19. The method of claim 18 wherein each of said input signals
comprises at least two mutually phased displaced components and
wherein said step of detecting magnitude of the phase difference
includes the steps of detecting magnitude of the phase error
between a first component of said first input signal and a first
component of said second input signal, and also detecting the
magnitude of the phase error between a second component of said
first input signal and the second component of said second input
signal.
20. The method of claim 19 wherein said step of combining the
detected error magnitude and phase error comprises means for
producing a plurality of pulses, each representing magnitude of the
phase error but separated according to the detected sense of the
phase error, and further including means for integrating said
pulses to provide said output phase error signal.
21. A zero degree phase comparator for comparing the sense and
magnitude of the phase error between first and second rectangular
wave signals comprising
lead detector means for generating a series of lead pulses each
representing noncoincidence of said first and second signals
whenever a leading relation exists between said first and second
signals, said lead pulses each having a duration representative of
the duration of such noncoincidence between said first and second
signals,
lag detector means for generating a series of lag pulses each
representing noncoincidence of said first and second signals
whenever a lagging relation exists between said first and second
signals, each said lag pulse having a duration representing the
duration of noncoincidence between said first and second signals,
pulse generator means for generating a plurality of pulses, each
representing the duration of one of said lead or lag pulses and
each having one polarity or another in accordance with whether said
lead or lag pulses are produced by said lead and lag detector
means, each of said lead detector means and lag detector means
comprising
means for generating a selector signal that coincides with that one
of said first and second signals that has a predetermined phase
sense relative to the other, and
means for combining said selector signal with said first and second
signals to obtain said lead or lag pulses.
Description
BACKGROUND OF THE INVENTION
1. Field of the Invention
The present invention relates to phase comparison circuits, and
more particularly concerns circuitry that will afford rapid zero
degree phase comparison.
2. Description of Prior Art
Phase lock circuits are well known and have been widely used to
afford precision frequency synchronization.
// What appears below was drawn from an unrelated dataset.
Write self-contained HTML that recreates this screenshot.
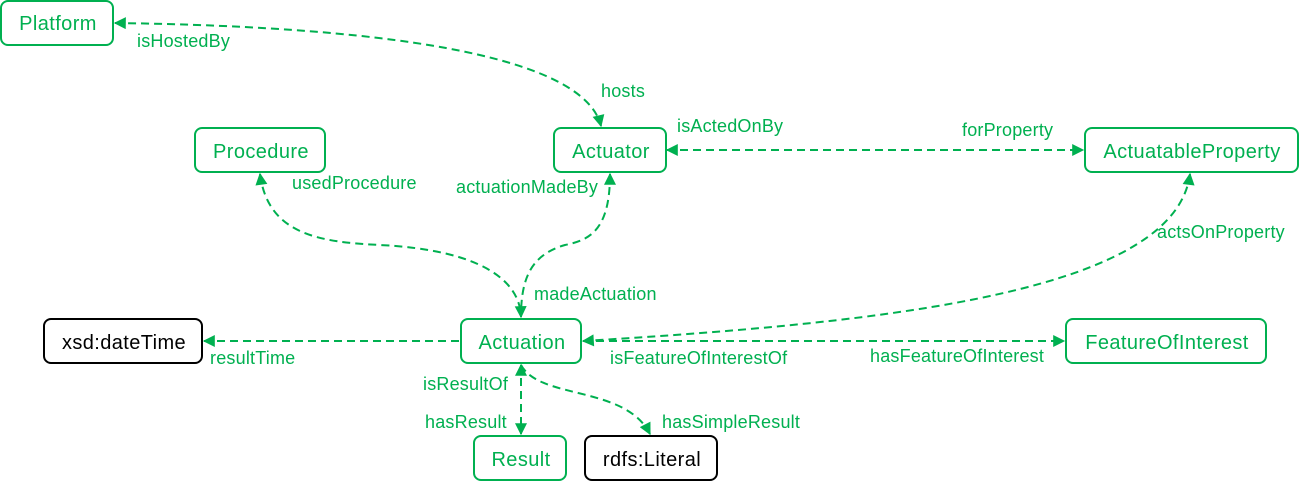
<!DOCTYPE html>
<html><head><meta charset="utf-8">
<style>
html,body{margin:0;padding:0;background:#fff;}
svg{display:block;font-family:"Liberation Sans",Arial,sans-serif;}
</style></head><body>
<svg width="1310" height="482" viewBox="0 0 1310 482" xmlns="http://www.w3.org/2000/svg">
<defs>
<marker id="a" viewBox="0 0 10 10" refX="9" refY="5" markerWidth="13" markerHeight="12" markerUnits="userSpaceOnUse" orient="auto-start-reverse">
<path d="M0,0 L10,5 L0,10 z" fill="#00b050"/>
</marker>
</defs>
<g fill="none" stroke="#00b050" stroke-width="2" stroke-dasharray="8,5">
<path d="M115,23 C410,27 585,60 601,126" marker-start="url(#a)" marker-end="url(#a)"/>
<path d="M667,150 L1083,150" marker-start="url(#a)" marker-end="url(#a)"/>
<path d="M260,174 C268,235 320,242 380,245 C480,250 520,280 521,317" marker-start="url(#a)" marker-end="url(#a)"/>
<path d="M610,174 C610,230 590,240 565,245 C530,255 521,280 521,317"/>
<path d="M610,174 L610,176" marker-start="url(#a)"/>
<path d="M1190,174 C1175,290 900,322 583,341" marker-start="url(#a)" marker-end="url(#a)"/>
<path d="M459,341 L204,341" marker-end="url(#a)"/>
<path d="M583,341 L1064,341" marker-end="url(#a)"/>
<path d="M521,365 L521,434" marker-start="url(#a)" marker-end="url(#a)"/>
<path d="M521,365 C540,400 625,385 650,434" marker-end="url(#a)"/>
</g>
<g fill="#fff" stroke-width="2">
<rect x="1" y="1" width="112" height="44" rx="7" stroke="#00b050"/>
<rect x="195" y="128" width="130" height="44" rx="7" stroke="#00b050"/>
<rect x="554" y="128" width="112" height="44" rx="7" stroke="#00b050"/>
<rect x="1085" y="128" width="213" height="44" rx="7" stroke="#00b050"/>
<rect x="44" y="319" width="158" height="44" rx="7" stroke="#000"/>
<rect x="461" y="319" width="120" height="44" rx="7" stroke="#00b050"/>
<rect x="1066" y="319" width="200" height="44" rx="7" stroke="#00b050"/>
<rect x="474" y="436" width="92" height="44" rx="7" stroke="#00b050"/>
<rect x="585" y="436" width="132" height="44" rx="7" stroke="#000"/>
</g>
<g font-size="20" text-anchor="middle" fill="#00b050" letter-spacing="0.4">
<text x="58" y="30">Platform</text>
<text x="261" y="158">Procedure</text>
<text x="611" y="158">Actuator</text>
<text x="1192" y="158">ActuatableProperty</text>
<text x="124" y="349" fill="#000">xsd:dateTime</text>
<text x="522" y="349">Actuation</text>
<text x="1167" y="349">FeatureOfInterest</text>
<text x="521" y="466">Result</text>
<text x="652" y="466" fill="#000">rdfs:Literal</text>
</g>
<g font-size="18" fill="#00b050" letter-spacing="0.2">
<text x="137" y="47">isHostedBy</text>
<text x="601" y="97">hosts</text>
<text x="677" y="132">isActedOnBy</text>
<text x="962" y="136">forProperty</text>
<text x="292" y="189">usedProcedure</text>
<text x="456" y="193">actuationMadeBy</text>
<text x="1157" y="238">actsOnProperty</text>
<text x="534" y="300">madeActuation</text>
<text x="210" y="364">resultTime</text>
<text x="610" y="364">isFeatureOfInterestOf</text>
<text x="870" y="362">hasFeatureOfInterest</text>
<text x="423" y="390">isResultOf</text>
<text x="425" y="428">hasResult</text>
<text x="662" y="428">hasSimpleResult</text>
</g>
</svg>
</body></html>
Where a variable
frequency oscillator is to be synchronized to a reference frequency
source, the frequency of the variable oscillator must be caused to
track the reference frequency exactly. This has been accomplished
with square wave signals by driving the variable frequency wave
source to a 90-degree phase relation with the reference source and
employing phase lock circuitry to maintain this 90-degree phase
relation. In a situation where frequency synchronization is the
sole consideration, locking of the two signals at a 90-degree phase
relation is entirely satisfactory.
However, in certain applications, particularly those embodying
synchronous motors, for example, two signals must be locked, not
only at the same frequency, but also at an exactly equal or zero
degree phase relation. Such a requirement exists in the linear
synchronous motor drive system described in a co-pending
application of Ronald C. Starkey, for Linear Motor Propulsion
System, Ser. No. 230,000, filed on Feb. 28, 1972, and assigned to
the assignee of the present application. Such co-pending
application of Starkey is incorporated herein by this reference, as
though fully set forth.
In the system of the co-pending Starkey application, a single rotor
is common to a number of mutually spaced discrete linear
synchronous motor stators. The rotor is caused to be driven by and
over such stators one after the other. Velocity of the rotor is
directly controlled by the frequency of the stator drive signals.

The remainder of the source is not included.